Ich: »Macht sich der Verein denn nicht für Nachhaltige Mobilität stark? Weniger Autos in der Stadt usw.? Wie soll das denn passieren, wenn nicht mal ihr, eine gute Zugverbindung nutzt?« Wolf: »Es ist doch alles aufs Auto ausgelegt. Da liegt das Problem. Es macht einfach keinen Sinn, mit Bus und Bahn zu fahren«.


Mich hat das ziemlich frustriert. Zumindest an dem Abend ging mir das nicht mehr aus dem Kopf. Offenbar haben weder Pita noch Wolf in letzten zehn Jahren einmal nachgeschaut, wie lange der Zug tatsächlich braucht.

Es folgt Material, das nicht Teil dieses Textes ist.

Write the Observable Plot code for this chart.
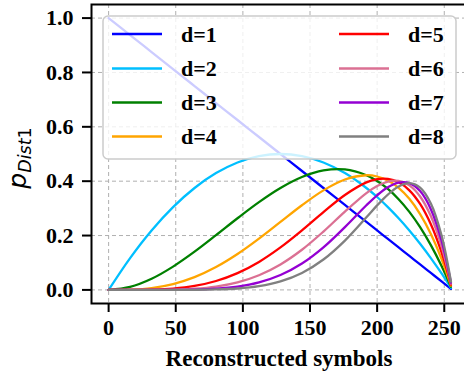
<!DOCTYPE html>
<html>
<head>
<meta charset="utf-8">
<script src="https://cdn.jsdelivr.net/npm/d3@7/dist/d3.min.js"></script>
<script src="https://cdn.jsdelivr.net/npm/@observablehq/plot@0.6/dist/plot.umd.min.js"></script>
<style>
  html, body { margin: 0; padding: 0; background: white; }
</style>
</head>
<body>
<div id="chart"></div>
<script>
// Reconstructed symbol positions (x) at which each curve is sampled
const symbols = [0, 16, 32, 48, 64, 80, 96, 112, 128, 144, 160, 176, 192, 200, 208, 216, 224, 232, 240, 248, 255];

// p_Dist1 for each d
const d1 = [1.0, 0.9375, 0.875, 0.8125, 0.75, 0.6875, 0.625, 0.5625, 0.5, 0.4375, 0.375, 0.3125, 0.25, 0.2188, 0.1875, 0.1563, 0.125, 0.0938, 0.0625, 0.0313, 0.0039];
const d2 = [0.0, 0.1172, 0.2188, 0.3047, 0.375, 0.4297, 0.4688, 0.4922, 0.5, 0.4922, 0.4688, 0.4297, 0.375, 0.3418, 0.3047, 0.2637, 0.2188, 0.1699, 0.1172, 0.0605, 0.0078];
const d3v = [0.0, 0.0110, 0.0410, 0.0857, 0.1406, 0.2014, 0.2637, 0.3230, 0.375, 0.4153, 0.4395, 0.4431, 0.4219, 0.4005, 0.3713, 0.3337, 0.2871, 0.2310, 0.1648, 0.0880, 0.0116];
const d4 = [0.0, 0.0009, 0.0068, 0.0214, 0.0469, 0.0839, 0.1318, 0.1884, 0.25, 0.3115, 0.3662, 0.4062, 0.4219, 0.4172, 0.4023, 0.3754, 0.3350, 0.2791, 0.2060, 0.1136, 0.0154];
const d5 = [0.0, 0.0001, 0.0011, 0.0050, 0.0147, 0.0328, 0.0618, 0.1030, 0.1563, 0.2190, 0.2861, 0.3491, 0.3955, 0.4075, 0.4086, 0.3960, 0.3664, 0.3162, 0.2414, 0.1376, 0.0192];
const d6 = [0.0, 0.0, 0.0002, 0.0011, 0.0044, 0.0123, 0.0278, 0.0541, 0.0938, 0.1478, 0.2146, 0.2880, 0.3560, 0.3820, 0.3984, 0.4009, 0.3847, 0.3438, 0.2716, 0.1600, 0.0230];
const d7 = [0.0, 0.0, 0.0, 0.0003, 0.0013, 0.0045, 0.0122, 0.0276, 0.0547, 0.0970, 0.1565, 0.2310, 0.3115, 0.3482, 0.3776, 0.3946, 0.3927, 0.3635, 0.2970, 0.1808, 0.0267];
const d8 = [0.0, 0.0, 0.0, 0.0001, 0.0004, 0.0016, 0.0052, 0.0138, 0.0313, 0.0624, 0.1118, 0.1815, 0.2670, 0.3109, 0.3506, 0.3805, 0.3927, 0.3765, 0.3183, 0.2002, 0.0304];

const seriesNames = ["d=1", "d=2", "d=3", "d=4", "d=5", "d=6", "d=7", "d=8"];
const seriesValues = [d1, d2, d3v, d4, d5, d6, d7, d8];
const seriesColors = ["#0000ff", "#00bfff", "#008000", "#ffa500", "#ff0000", "#db7093", "#9400d3", "#808080"];

const xTicks = [0, 50, 100, 150, 200, 250];
const yTicks = [0.0, 0.2, 0.4, 0.6, 0.8, 1.0];

const rows = seriesNames.flatMap((name, k) =>
  symbols.map((s, i) => ({ x: s, p: seriesValues[k][i], d: name }))
);

const serif = "'Liberation Serif', 'Times New Roman', serif";
const W = 464, H = 378;

const chart = Plot.plot({
  width: W,
  height: H,
  marginLeft: 91,
  marginRight: -3.6,
  marginTop: 4,
  marginBottom: 75,
  style: { fontFamily: serif, fontWeight: "bold", fontSize: "22px", background: "white", color: "black" },
  x: { domain: [-12.75, 267.75] },
  y: { domain: [-0.05, 1.05] },
  color: { type: "ordinal", domain: seriesNames, range: seriesColors },
  marks: [
    Plot.gridX(xTicks, { stroke: "#b0b0b0", strokeOpacity: 1, strokeWidth: 1, strokeDasharray: "4,3" }),
    Plot.gridY(yTicks, { stroke: "#b0b0b0", strokeOpacity: 1, strokeWidth: 1, strokeDasharray: "4,3" }),
    Plot.line(rows, { x: "x", y: "p", z: "d", stroke: "d", curve: "catmull-rom", strokeWidth: 2.3 }),
    Plot.frame({ stroke: "black", strokeWidth: 2 }),
    Plot.axisX(xTicks, { tickSize: 9, tickPadding: 7, strokeWidth: 2, label: null }),
    Plot.axisY(yTicks, { tickSize: 9, tickPadding: 9, strokeWidth: 2, tickFormat: (v) => v.toFixed(1), label: null })
  ]
});

const NS = "http://www.w3.org/2000/svg";
function add(parent, tag, attrs, text) {
  const el = document.createElementNS(NS, tag);
  for (const [k, v] of Object.entries(attrs)) el.setAttribute(k, v);
  if (text != null) el.textContent = text;
  parent.appendChild(el);
  return el;
}

// Legend box with two columns
const legend = add(chart, "g", { "text-anchor": "start" });
add(legend, "rect", {
  x: 103, y: 16, width: 353, height: 143, rx: 5, ry: 5,
  fill: "white", "fill-opacity": 0.8, stroke: "#cccccc", "stroke-width": 1.5
});
const rowY = [34, 68.5, 102.5, 136.5];
seriesNames.forEach((name, k) => {
  const col = Math.floor(k / 4), r = k % 4;
  const hx = col === 0 ? 112 : 339;
  const tx = col === 0 ? 181 : 408;
  add(legend, "line", { x1: hx, x2: hx + 50, y1: rowY[r], y2: rowY[r], stroke: seriesColors[k], "stroke-width": 2.3 });
  add(legend, "text", {
    x: tx, y: rowY[r], dy: "0.35em", "text-anchor": "start", "font-family": serif,
    "font-weight": "bold", "font-size": 22, fill: "black"
  }, name);
});

// X axis title
add(chart, "text", {
  x: 279, y: 366, "text-anchor": "middle", "font-family": serif,
  "font-weight": "bold", "font-size": 23, fill: "black"
}, "Reconstructed symbols");

// Y axis title: p with subscript Dist1
const yl = add(chart, "text", {
  transform: "translate(26,158) rotate(-90)", "text-anchor": "middle",
  "font-family": "'DejaVu Sans', sans-serif", "font-style": "italic",
  "font-weight": "normal", fill: "black"
});
add(yl, "tspan", { "font-size": 25 }, "p");
add(yl, "tspan", { "font-size": 17.5, dy: 5 }, "Dist");
add(yl, "tspan", { "font-size": 17.5, "font-style": "normal" }, "1");

document.getElementById("chart").appendChild(chart);
</script>
</body>
</html>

Und dann gibt es da noch Jana und andere Leute, die in Osnabrück wohnen und in Bielefeld arbeiten. Die nutzen die Bahnfahrt, um zu lesen oder am Notebook zu arbeiten. Manche haben an beiden Bahnhöfen ein Rad deponiert, einige nutzen ein Klapprad. Geht anscheinend doch.


Mich hat erschüttert, wie resolut Pita und Wolf das Bahnfahren abgelehnt haben. Selbst die Tatsache, dass man mit dem Zug kaum länger fährt, hat kein Nachdenken ausgelöst. Wo soll das hinführen? Wenn selbst passionierte Radfahrer nicht zum Umdenken bereit sind, nicht mal in Erwägung ziehen wollen, ihre Routine zu verändern.

 

Pita und Wolf werden wohl nur dann in die Bahn steigen, wenn das definitiv bequemer, schneller und billiger ist. Da wären wir dann wieder bei der Ökoroutine: Verhältnisse ändern Verhalten.


Da habe ich dann wieder gedacht, es ist unfassbar schwer, die Mobilitätskultur unserer Gesellschaft zu verändern. Das dauert alles viel zu lange. Der Verkehrssektor ist in Deutschland der einzige Bereich mit wachsenden CO2-Emissionionen. Während Industrie, Stromerzeugung und Wohnen deutlich einsparen konnten, hat sich die Auto- und Lkw-Situation weiter verschlimmert. In den letzten zehn Jahren sind nochmal knapp fünf Millionen Autos zusätzlich auf die Straßen gekommen. Die Städte sind verstopft und ächzen unter der Last.


Die Bilanz ist also niederschmetternd. Dennoch ist mein Motto: »Nicht aufgeben!« Ich werde nicht hinschmeißen. Denn ich sehe auch viele Städte, die den Strukturwandel geschafft haben. Wo die Zahl der Autos dramatisch zurückgegangen ist. Städte, die Jahr für Jahr schöner und attraktiver für Radfahrer*innen werden. Es gibt viele Menschen, die dafür kämpfen. Ich bin nicht allein.